- **TASK TO COMPLETE**
Write the data below out exactly as it stands. Do not include the pictures.

┌──

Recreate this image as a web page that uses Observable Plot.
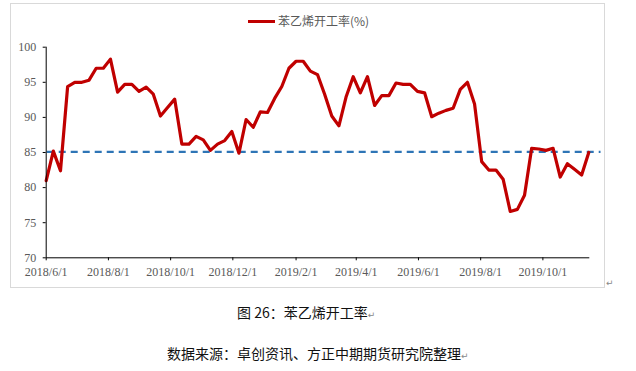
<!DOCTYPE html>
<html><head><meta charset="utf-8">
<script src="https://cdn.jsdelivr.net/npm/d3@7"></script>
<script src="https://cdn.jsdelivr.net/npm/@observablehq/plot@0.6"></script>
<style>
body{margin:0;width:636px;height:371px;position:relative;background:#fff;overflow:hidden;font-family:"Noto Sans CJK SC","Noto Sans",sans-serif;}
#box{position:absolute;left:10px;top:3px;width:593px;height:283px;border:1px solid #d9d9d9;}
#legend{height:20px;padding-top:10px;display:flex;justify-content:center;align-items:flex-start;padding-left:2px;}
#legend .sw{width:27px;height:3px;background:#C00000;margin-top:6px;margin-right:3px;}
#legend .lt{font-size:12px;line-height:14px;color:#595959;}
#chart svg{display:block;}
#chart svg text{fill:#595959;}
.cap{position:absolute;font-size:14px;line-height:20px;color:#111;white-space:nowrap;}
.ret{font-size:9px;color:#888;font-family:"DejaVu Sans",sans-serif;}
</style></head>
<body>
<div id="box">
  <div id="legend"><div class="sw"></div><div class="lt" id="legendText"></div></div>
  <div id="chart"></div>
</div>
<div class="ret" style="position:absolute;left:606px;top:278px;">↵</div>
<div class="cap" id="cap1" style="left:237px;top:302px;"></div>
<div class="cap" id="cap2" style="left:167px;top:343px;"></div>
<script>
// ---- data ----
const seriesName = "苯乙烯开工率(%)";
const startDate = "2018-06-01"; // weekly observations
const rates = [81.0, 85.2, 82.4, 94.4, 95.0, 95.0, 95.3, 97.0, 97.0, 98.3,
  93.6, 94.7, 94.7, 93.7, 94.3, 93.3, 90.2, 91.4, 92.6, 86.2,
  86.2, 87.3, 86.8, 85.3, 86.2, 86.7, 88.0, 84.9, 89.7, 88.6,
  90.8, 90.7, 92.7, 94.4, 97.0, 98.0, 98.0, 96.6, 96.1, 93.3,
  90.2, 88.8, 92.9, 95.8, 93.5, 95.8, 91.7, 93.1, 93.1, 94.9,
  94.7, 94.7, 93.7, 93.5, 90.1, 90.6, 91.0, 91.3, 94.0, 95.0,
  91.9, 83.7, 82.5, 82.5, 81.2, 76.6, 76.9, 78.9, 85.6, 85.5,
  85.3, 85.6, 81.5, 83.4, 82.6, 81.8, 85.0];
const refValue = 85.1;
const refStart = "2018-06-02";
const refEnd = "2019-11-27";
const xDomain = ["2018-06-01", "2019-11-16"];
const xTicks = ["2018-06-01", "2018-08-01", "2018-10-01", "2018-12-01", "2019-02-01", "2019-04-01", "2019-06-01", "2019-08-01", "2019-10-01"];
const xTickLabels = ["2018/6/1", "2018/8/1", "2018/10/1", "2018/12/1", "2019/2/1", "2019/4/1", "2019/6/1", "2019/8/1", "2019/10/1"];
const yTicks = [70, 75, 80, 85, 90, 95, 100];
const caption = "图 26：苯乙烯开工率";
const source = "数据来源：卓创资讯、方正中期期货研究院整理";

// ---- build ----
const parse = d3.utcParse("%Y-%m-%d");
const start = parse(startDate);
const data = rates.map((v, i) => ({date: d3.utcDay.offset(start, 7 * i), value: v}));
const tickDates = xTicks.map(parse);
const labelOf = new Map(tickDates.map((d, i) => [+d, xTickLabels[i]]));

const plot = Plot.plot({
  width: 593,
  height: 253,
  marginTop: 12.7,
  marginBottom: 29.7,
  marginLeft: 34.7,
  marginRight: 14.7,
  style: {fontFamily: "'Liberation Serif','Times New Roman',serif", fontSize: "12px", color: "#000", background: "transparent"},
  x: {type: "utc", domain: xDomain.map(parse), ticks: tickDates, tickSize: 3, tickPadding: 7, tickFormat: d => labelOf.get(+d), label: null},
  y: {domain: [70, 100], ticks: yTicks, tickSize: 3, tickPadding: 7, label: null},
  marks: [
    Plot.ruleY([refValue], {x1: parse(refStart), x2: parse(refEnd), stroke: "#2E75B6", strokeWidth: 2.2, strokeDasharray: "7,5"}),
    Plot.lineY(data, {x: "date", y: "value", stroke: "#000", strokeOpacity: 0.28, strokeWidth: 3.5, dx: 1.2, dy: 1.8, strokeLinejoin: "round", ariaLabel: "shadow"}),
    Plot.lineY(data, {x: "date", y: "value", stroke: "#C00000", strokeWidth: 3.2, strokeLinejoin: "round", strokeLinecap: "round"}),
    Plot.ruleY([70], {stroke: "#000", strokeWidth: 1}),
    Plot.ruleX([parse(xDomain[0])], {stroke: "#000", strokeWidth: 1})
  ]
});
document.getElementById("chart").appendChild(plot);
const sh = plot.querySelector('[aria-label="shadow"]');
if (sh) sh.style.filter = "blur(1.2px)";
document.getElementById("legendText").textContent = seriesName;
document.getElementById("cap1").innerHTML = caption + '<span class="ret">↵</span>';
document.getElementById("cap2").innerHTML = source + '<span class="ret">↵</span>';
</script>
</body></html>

└──

- **RESULT FOR THIS TASK**
Recreate this image as a web page that uses Observable Plot.
<!DOCTYPE html>
<html><head><meta charset="utf-8">
<script src="https://cdn.jsdelivr.net/npm/d3@7"></script>
<script src="https://cdn.jsdelivr.net/npm/@observablehq/plot@0.6"></script>
<style>
body{margin:0;width:636px;height:371px;position:relative;background:#fff;overflow:hidden;font-family:"Noto Sans CJK SC","Noto Sans",sans-serif;}
#box{position:absolute;left:10px;top:3px;width:593px;height:283px;border:1px solid #d9d9d9;}
#legend{height:20px;padding-top:10px;display:flex;justify-content:center;align-items:flex-start;padding-left:2px;}
#legend .sw{width:27px;height:3px;background:#C00000;margin-top:6px;margin-right:3px;}
#legend .lt{font-size:12px;line-height:14px;color:#595959;}
#chart svg{display:block;}
#chart svg text{fill:#595959;}
.cap{position:absolute;font-size:14px;line-height:20px;color:#111;white-space:nowrap;}
.ret{font-size:9px;color:#888;font-family:"DejaVu Sans",sans-serif;}
</style></head>
<body>
<div id="box">
  <div id="legend"><div class="sw"></div><div class="lt" id="legendText"></div></div>
  <div id="chart"></div>
</div>
<div class="ret" style="position:absolute;left:606px;top:278px;">↵</div>
<div class="cap" id="cap1" style="left:237px;top:302px;"></div>
<div class="cap" id="cap2" style="left:167px;top:343px;"></div>
<script>
// ---- data ----
const seriesName = "苯乙烯开工率(%)";
const startDate = "2018-06-01"; // weekly observations
const rates = [81.0, 85.2, 82.4, 94.4, 95.0, 95.0, 95.3, 97.0, 97.0, 98.3,
  93.6, 94.7, 94.7, 93.7, 94.3, 93.3, 90.2, 91.4, 92.6, 86.2,
  86.2, 87.3, 86.8, 85.3, 86.2, 86.7, 88.0, 84.9, 89.7, 88.6,
  90.8, 90.7, 92.7, 94.4, 97.0, 98.0, 98.0, 96.6, 96.1, 93.3,
  90.2, 88.8, 92.9, 95.8, 93.5, 95.8, 91.7, 93.1, 93.1, 94.9,
  94.7, 94.7, 93.7, 93.5, 90.1, 90.6, 91.0, 91.3, 94.0, 95.0,
  91.9, 83.7, 82.5, 82.5, 81.2, 76.6, 76.9, 78.9, 85.6, 85.5,
  85.3, 85.6, 81.5, 83.4, 82.6, 81.8, 85.0];
const refValue = 85.1;
const refStart = "2018-06-02";
const refEnd = "2019-11-27";
const xDomain = ["2018-06-01", "2019-11-16"];
const xTicks = ["2018-06-01", "2018-08-01", "2018-10-01", "2018-12-01", "2019-02-01", "2019-04-01", "2019-06-01", "2019-08-01", "2019-10-01"];
const xTickLabels = ["2018/6/1", "2018/8/1", "2018/10/1", "2018/12/1", "2019/2/1", "2019/4/1", "2019/6/1", "2019/8/1", "2019/10/1"];
const yTicks = [70, 75, 80, 85, 90, 95, 100];
const caption = "图 26：苯乙烯开工率";
const source = "数据来源：卓创资讯、方正中期期货研究院整理";

// ---- build ----
const parse = d3.utcParse("%Y-%m-%d");
const start = parse(startDate);
const data = rates.map((v, i) => ({date: d3.utcDay.offset(start, 7 * i), value: v}));
const tickDates = xTicks.map(parse);
const labelOf = new Map(tickDates.map((d, i) => [+d, xTickLabels[i]]));

const plot = Plot.plot({
  width: 593,
  height: 253,
  marginTop: 12.7,
  marginBottom: 29.7,
  marginLeft: 34.7,
  marginRight: 14.7,
  style: {fontFamily: "'Liberation Serif','Times New Roman',serif", fontSize: "12px", color: "#000", background: "transparent"},
  x: {type: "utc", domain: xDomain.map(parse), ticks: tickDates, tickSize: 3, tickPadding: 7, tickFormat: d => labelOf.get(+d), label: null},
  y: {domain: [70, 100], ticks: yTicks, tickSize: 3, tickPadding: 7, label: null},
  marks: [
    Plot.ruleY([refValue], {x1: parse(refStart), x2: parse(refEnd), stroke: "#2E75B6", strokeWidth: 2.2, strokeDasharray: "7,5"}),
    Plot.lineY(data, {x: "date", y: "value", stroke: "#000", strokeOpacity: 0.28, strokeWidth: 3.5, dx: 1.2, dy: 1.8, strokeLinejoin: "round", ariaLabel: "shadow"}),
    Plot.lineY(data, {x: "date", y: "value", stroke: "#C00000", strokeWidth: 3.2, strokeLinejoin: "round", strokeLinecap: "round"}),
    Plot.ruleY([70], {stroke: "#000", strokeWidth: 1}),
    Plot.ruleX([parse(xDomain[0])], {stroke: "#000", strokeWidth: 1})
  ]
});
document.getElementById("chart").appendChild(plot);
const sh = plot.querySelector('[aria-label="shadow"]');
if (sh) sh.style.filter = "blur(1.2px)";
document.getElementById("legendText").textContent = seriesName;
document.getElementById("cap1").innerHTML = caption + '<span class="ret">↵</span>';
document.getElementById("cap2").innerHTML = source + '<span class="ret">↵</span>';
</script>
</body></html>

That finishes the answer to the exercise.